Raising chickens for fun, meat or eggs can be done by anyone with a small location for the chickens to eat, drink, and sleep in safety. A secure location can be an unused shed in your garden. Converting a shed to a coop is easy, but needs to be done with the chickens' comfort, health and safety in mind. You will need to install a new door dedicated to the chickens because a large shed door will let other birds and animals get in to eat the chickens or their feed. If you have layers, you will also have to install a small lamp on a timer to maintain 12-plus hours of light during the winter, perches and nests.
Clear the shed and sweep the floor to be sure that it's free of nails or glass pieces. Make a small, 40 cm x 40 cm (16 inch by 16 inch) door between two studs of the shed. Use a drill to cut a hole large enough for the jigsaw to get in and cut the door out. Install a tamper-proof latch on the door.
Install a window if the coop does not have one. Cut a hole between two studs and use the same technique as in Step 1 to make the hole. Caulk the edge of the window so rain won't enter the shed.
Install perches at various heights in your shed, and install enough so that each chicken has 20 cm (8 inches) of space. Install the perches on the opposite side of the large door so that they do not get in the way of refilling water and feed. Cut two 1.5 m (5 feet) long, 5 by 10 cm (2 by 4 inch) pieces of timber, and nail them to the wall at a 45-degree angle. Use a 2.5 by 5 cm (1 by 2 inch) piece to make the perches by nailing them horizontally on the 5 by 10 cm (2 by 4 inch) piece of timber every foot, starting 30 cm (1 foot) from the ground.
Install an outdoor outlet inside the coop.
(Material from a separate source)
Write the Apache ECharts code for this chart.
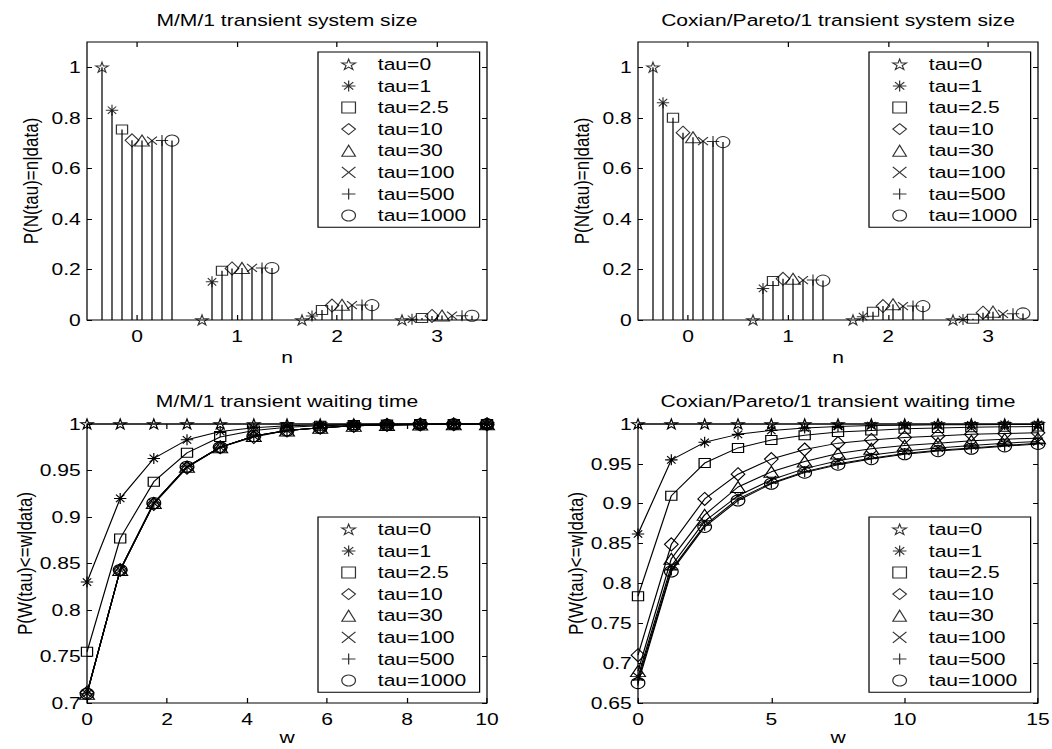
<!DOCTYPE html>
<html>
<head>
<meta charset="utf-8">
<script src="https://cdn.jsdelivr.net/npm/echarts@6/dist/echarts.min.js"></script>
<style>
  html, body { margin: 0; padding: 0; background: #fff; overflow: hidden; }
  #stage { width: 1052px; height: 749px; overflow: hidden; }
  /* the figure is laid out on an 848px canvas and widened to the page width */
  #chart { width: 848px; height: 749px; transform: scaleX(1.2405660377); transform-origin: 0 0; }
</style>
</head>
<body>
<div id="stage"><div id="chart"></div></div>
<script>
// ---------------- data ----------------
const tauNames = ['tau=0', 'tau=1', 'tau=2.5', 'tau=10', 'tau=30', 'tau=100', 'tau=500', 'tau=1000'];

// system size: P(N(tau)=n|data), one row per tau, columns n = 0..3
const nValues = [0, 1, 2, 3];
const sizeYTicks = [0, 0.2, 0.4, 0.6, 0.8, 1];
const mm1Size = [
  [1.000, 0.000, 0.000, 0.000],
  [0.830, 0.151, 0.016, 0.003],
  [0.754, 0.195, 0.040, 0.008],
  [0.711, 0.204, 0.057, 0.016],
  [0.710, 0.206, 0.060, 0.018],
  [0.710, 0.206, 0.059, 0.017],
  [0.710, 0.206, 0.059, 0.017],
  [0.710, 0.206, 0.059, 0.017]
];
const coxSize = [
  [1.000, 0.000, 0.000, 0.000],
  [0.860, 0.125, 0.013, 0.002],
  [0.800, 0.154, 0.033, 0.005],
  [0.741, 0.163, 0.055, 0.029],
  [0.723, 0.163, 0.062, 0.033],
  [0.708, 0.158, 0.055, 0.024],
  [0.706, 0.158, 0.055, 0.025],
  [0.704, 0.156, 0.055, 0.026]
];

// waiting time: P(W(tau)<=w|data)
const mm1WaitW = [0, 0.83, 1.67, 2.5, 3.33, 4.17, 5, 5.83, 6.67, 7.5, 8.33, 9.17, 10];
const mm1WaitXTicks = [0, 2, 4, 6, 8, 10];
const mm1WaitYTicks = [0.7, 0.75, 0.8, 0.85, 0.9, 0.95, 1];
const mm1Wait = [
  [1, 1, 1, 1, 1, 1, 1, 1, 1, 1, 1, 1, 1],
  [0.830, 0.920, 0.963, 0.983, 0.992, 0.996, 0.998, 0.999, 0.9995, 1, 1, 1, 1],
  [0.755, 0.877, 0.938, 0.969, 0.986, 0.993, 0.9965, 0.998, 0.999, 0.9995, 1, 1, 1],
  [0.711, 0.843, 0.914, 0.953, 0.975, 0.986, 0.993, 0.996, 0.998, 0.999, 0.9995, 0.9997, 0.9998],
  [0.710, 0.843, 0.915, 0.954, 0.975, 0.987, 0.993, 0.996, 0.998, 0.999, 0.9995, 0.9997, 0.9998],
  [0.710, 0.843, 0.915, 0.954, 0.975, 0.987, 0.993, 0.996, 0.998, 0.999, 0.9995, 0.9997, 0.9998],
  [0.710, 0.843, 0.915, 0.954, 0.975, 0.987, 0.993, 0.996, 0.998, 0.999, 0.9995, 0.9997, 0.9998],
  [0.710, 0.843, 0.915, 0.954, 0.975, 0.987, 0.993, 0.996, 0.998, 0.999, 0.9995, 0.9997, 0.9998]
];

const coxWaitW = [0, 1.25, 2.5, 3.75, 5, 6.25, 7.5, 8.75, 10, 11.25, 12.5, 13.75, 15];
const coxWaitXTicks = [0, 5, 10, 15];
const coxWaitYTicks = [0.65, 0.7, 0.75, 0.8, 0.85, 0.9, 0.95, 1];
const coxWait = [
  [1, 1, 1, 1, 1, 1, 1, 1, 1, 1, 1, 1, 1],
  [0.862, 0.955, 0.977, 0.987, 0.992, 0.995, 0.997, 0.998, 0.9985, 0.999, 0.999, 0.9995, 0.9995],
  [0.784, 0.910, 0.951, 0.970, 0.980, 0.986, 0.990, 0.992, 0.994, 0.995, 0.996, 0.9965, 0.997],
  [0.710, 0.849, 0.906, 0.937, 0.956, 0.968, 0.976, 0.980, 0.983, 0.985, 0.987, 0.988, 0.989],
  [0.690, 0.831, 0.886, 0.921, 0.940, 0.953, 0.963, 0.969, 0.973, 0.976, 0.979, 0.981, 0.982],
  [0.683, 0.822, 0.878, 0.910, 0.930, 0.944, 0.954, 0.961, 0.966, 0.970, 0.973, 0.976, 0.978],
  [0.679, 0.817, 0.873, 0.906, 0.926, 0.940, 0.950, 0.957, 0.963, 0.967, 0.970, 0.973, 0.976],
  [0.675, 0.815, 0.871, 0.904, 0.925, 0.939, 0.949, 0.956, 0.962, 0.966, 0.969, 0.972, 0.975]
];

const panelTitles = [
  'M/M/1 transient system size',
  'Coxian/Pareto/1 transient system size',
  'M/M/1 transient waiting time',
  'Coxian/Pareto/1 transient waiting time'
];

// ---------------- layout & style ----------------
const S = 1052 / 848;            // horizontal widening applied by CSS
const U = px => px / S;          // page x -> canvas x
const FONT = '"Liberation Sans", Arial, Helvetica, sans-serif';
const BLACK = '#000';

const panels = [
  { left: 87, right: 487, top: 42, bottom: 320 },
  { left: 638, right: 1038, top: 42, bottom: 320 },
  { left: 87, right: 487, top: 424, bottom: 703 },
  { left: 638, right: 1038, top: 424, bottom: 703 }
];
const titleTop = [12, 12, 393, 393];
const legendPos = [
  { left: 318, top: 52 }, { left: 869, top: 52 },
  { left: 318, top: 517 }, { left: 869, top: 517 }
];

const STAR = 'path://M50 0L61.23 34.55L97.55 34.55L68.17 55.9L79.39 90.45L50 69.1L20.61 90.45L31.83 55.9L2.45 34.55L38.77 34.55Z';
const ASTERISK = 'path://M50 0L50 100M0 50L100 50M16 16L84 84M84 16L16 84';
const CROSS = 'path://M0 0L100 100M100 0L0 100';
const PLUS = 'path://M50 0L50 100M0 50L100 50';
const markers = [
  { symbol: STAR, size: [10, 10] },
  { symbol: ASTERISK, size: [10, 11] },
  { symbol: 'rect', size: [9, 9] },
  { symbol: 'diamond', size: [11, 13] },
  { symbol: 'triangle', size: [12, 11] },
  { symbol: CROSS, size: [8, 8] },
  { symbol: PLUS, size: [10, 11] },
  { symbol: 'circle', size: [11, 11] }
];
const markerStyle = { color: 'rgba(0,0,0,0)', borderColor: BLACK, borderWidth: 1 };
const STEM_STEP = 0.1;   // spacing of the grouped stems around each n

const axisCfg = [
  { xMin: -0.5, xMax: 3.5, xTicks: nValues, yMin: 0, yMax: 1.1, yTicks: sizeYTicks,
    xName: 'n', yName: 'P(N(tau)=n|data)', xGap: 30, yGap: 37 },
  { xMin: -0.5, xMax: 3.5, xTicks: nValues, yMin: 0, yMax: 1.1, yTicks: sizeYTicks,
    xName: 'n', yName: 'P(N(tau)=n|data)', xGap: 30, yGap: 37 },
  { xMin: 0, xMax: 10, xTicks: mm1WaitXTicks, yMin: 0.7, yMax: 1, yTicks: mm1WaitYTicks,
    xName: 'w', yName: 'P(W(tau)<=w|data)', xGap: 26, yGap: 37 },
  { xMin: 0, xMax: 15, xTicks: coxWaitXTicks, yMin: 0.65, yMax: 1, yTicks: coxWaitYTicks,
    xName: 'w', yName: 'P(W(tau)<=w|data)', xGap: 26, yGap: 37 }
];

const tickLine = { color: BLACK, width: 1 };
const labelText = { color: BLACK, fontFamily: FONT, fontSize: 17 };

const grid = panels.map(p => ({
  left: U(p.left), width: U(p.right) - U(p.left), top: p.top, height: p.bottom - p.top,
  show: true, borderColor: BLACK, borderWidth: 1, backgroundColor: '#fff',
  containLabel: false, outerBoundsMode: 'none'
}));

const xAxis = [], yAxis = [];
axisCfg.forEach((c, p) => {
  xAxis.push({
    gridIndex: p, type: 'value', position: 'bottom', min: c.xMin, max: c.xMax,
    axisLine: { show: false, onZero: false },
    axisTick: { inside: true, length: 5, customValues: c.xTicks, lineStyle: tickLine },
    axisLabel: Object.assign({ customValues: c.xTicks, margin: 8 }, labelText),
    splitLine: { show: false },
    name: c.xName, nameLocation: 'middle', nameGap: c.xGap,
    nameTextStyle: Object.assign({ lineHeight: 15 }, labelText)
  });
  xAxis.push({
    gridIndex: p, type: 'value', position: 'top', min: c.xMin, max: c.xMax,
    axisLine: { show: false, onZero: false },
    axisTick: { inside: true, length: 5, customValues: c.xTicks, lineStyle: tickLine },
    axisLabel: { show: false }, splitLine: { show: false }
  });
  yAxis.push({
    gridIndex: p, type: 'value', position: 'left', min: c.yMin, max: c.yMax,
    axisLine: { show: false, onZero: false },
    axisTick: { inside: true, length: 4, customValues: c.yTicks, lineStyle: tickLine },
    axisLabel: Object.assign({ customValues: c.yTicks, margin: 5 }, labelText),
    splitLine: { show: false },
    name: c.yName, nameLocation: 'middle', nameGap: c.yGap,
    nameTextStyle: labelText
  });
  yAxis.push({
    gridIndex: p, type: 'value', position: 'right', min: c.yMin, max: c.yMax,
    axisLine: { show: false, onZero: false },
    axisTick: { inside: true, length: 4, customValues: c.yTicks, lineStyle: tickLine },
    axisLabel: { show: false }, splitLine: { show: false }
  });
});

// a stem from the zero line up to the value
function stemItem(params, api) {
  const x = api.value(0), y = api.value(1);
  const a = api.coord([x, 0]), b = api.coord([x, y]);
  return {
    type: 'line',
    shape: { x1: a[0], y1: a[1], x2: b[0], y2: b[1] },
    style: { stroke: BLACK, lineWidth: 1 }
  };
}

const series = [];
// stem panels (their marker series come first, so the legends take these icons)
[[mm1Size, 0], [coxSize, 1]].forEach(([rows, p]) => {
  rows.forEach((row, k) => {
    const pts = nValues.map((n, i) => [n + (k - 3.5) * STEM_STEP, row[i]]);
    series.push({
      type: 'scatter', name: tauNames[k], xAxisIndex: 2 * p, yAxisIndex: 2 * p,
      data: pts, symbol: markers[k].symbol, symbolSize: markers[k].size,
      itemStyle: markerStyle, z: 4, clip: false, silent: true
    });
    series.push({
      type: 'custom', xAxisIndex: 2 * p, yAxisIndex: 2 * p,
      data: pts, renderItem: stemItem, z: 2, silent: true
    });
  });
});
// waiting time panels
[[mm1WaitW, mm1Wait, 2], [coxWaitW, coxWait, 3]].forEach(([ws, rows, p]) => {
  rows.forEach((row, k) => {
    series.push({
      type: 'line', name: tauNames[k], xAxisIndex: 2 * p, yAxisIndex: 2 * p,
      data: ws.map((w, i) => [w, row[i]]),
      symbol: markers[k].symbol, symbolSize: markers[k].size,
      showSymbol: true, showAllSymbol: true,
      lineStyle: { color: BLACK, width: 1 }, itemStyle: markerStyle,
      clip: false, z: 3, silent: true
    });
  });
});

const legend = legendPos.map(lp => ({
  data: tauNames, orient: 'vertical', left: U(lp.left), top: lp.top,
  selectedMode: false,
  itemWidth: 11, itemHeight: 11, itemGap: 4.6,
  padding: [3.8, 10.7, 3.2, 18.7],
  backgroundColor: '#fff', borderColor: BLACK, borderWidth: 1, borderRadius: 0,
  itemStyle: { color: 'rgba(0,0,0,0)', borderColor: BLACK, borderWidth: 1 },
  textStyle: { color: BLACK, fontFamily: FONT, fontSize: 17, lineHeight: 17, padding: [0, 0, 0, 13] }
}));

const title = panelTitles.map((t, p) => ({
  text: t, left: U((panels[p].left + panels[p].right) / 2), top: titleTop[p],
  textAlign: 'center', textVerticalAlign: 'top', padding: 0,
  textStyle: { color: BLACK, fontFamily: FONT, fontSize: 17, fontWeight: 'normal', lineHeight: 17 }
}));

const chart = echarts.init(document.getElementById('chart'), null, { renderer: 'svg', width: 848, height: 749 });
chart.setOption({
  animation: false,
  backgroundColor: '#fff',
  title, legend, grid, xAxis, yAxis, series
});
</script>
</body>
</html>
Plug a programmable outlet timer between the outlet and a small outdoor 25W lamp. Program the timer to turn on at 6 a.m. and turn off when it is light, and turn on when the light fades and turn back off at 8 p.m.
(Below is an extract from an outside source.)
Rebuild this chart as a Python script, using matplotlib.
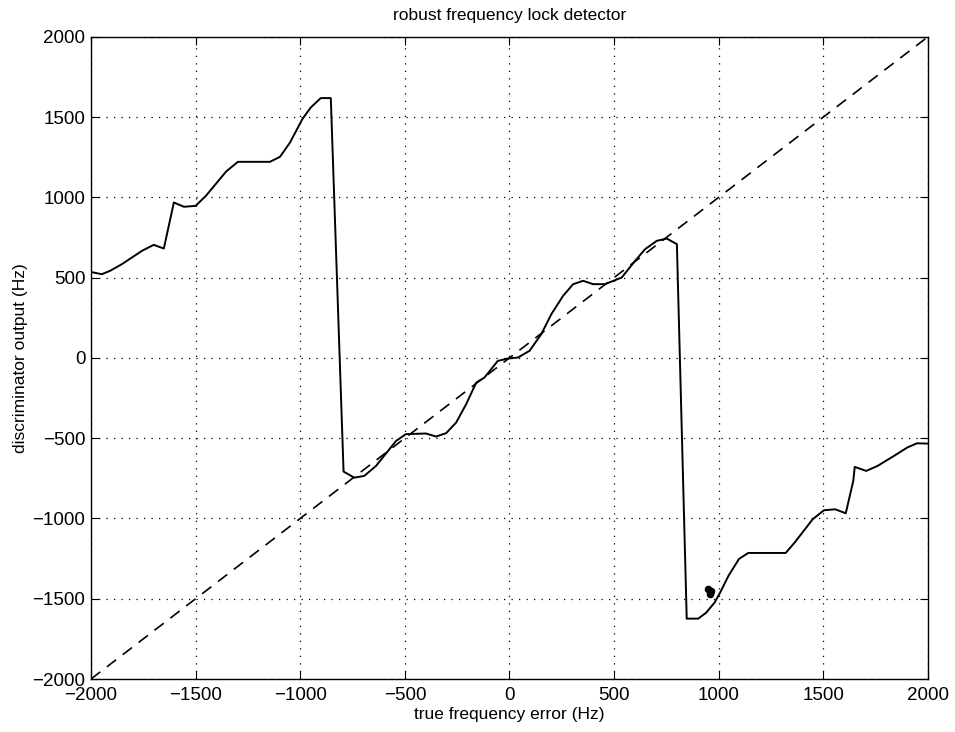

Install the feeder and water dispenser near the chicken door to be sure they eat and drink enough. Hang the feeder and water dispenser from the ceiling or from a hanger made of 5 by 10 cm (2 by 4 inch) timber. Get a small straw bale or bags of wood shavings to use a bedding and spread it on the floor.
Chickens should have 0.18 square m (2 square feet) of space in the coop if they are free to go outside or 8 to 10 if they are confined. During cold months, you can leave old bedding in the coop and cover it with a layer of new one. The new bedding will cover the smell of the old one and will emit heat while it composts.
If your climate is too hot or too cold for the coop to remain between 12.2 and 26.6 degrees Celsius (54 and 80 degrees Farenheit), you should install insulation in the shed. Cover it with OSB (Oriented Strand Board) or other types of wood sheeting to be sure that the chickens do not peck at it. Do not keep the light on all night. This will make the chickens peck at each other.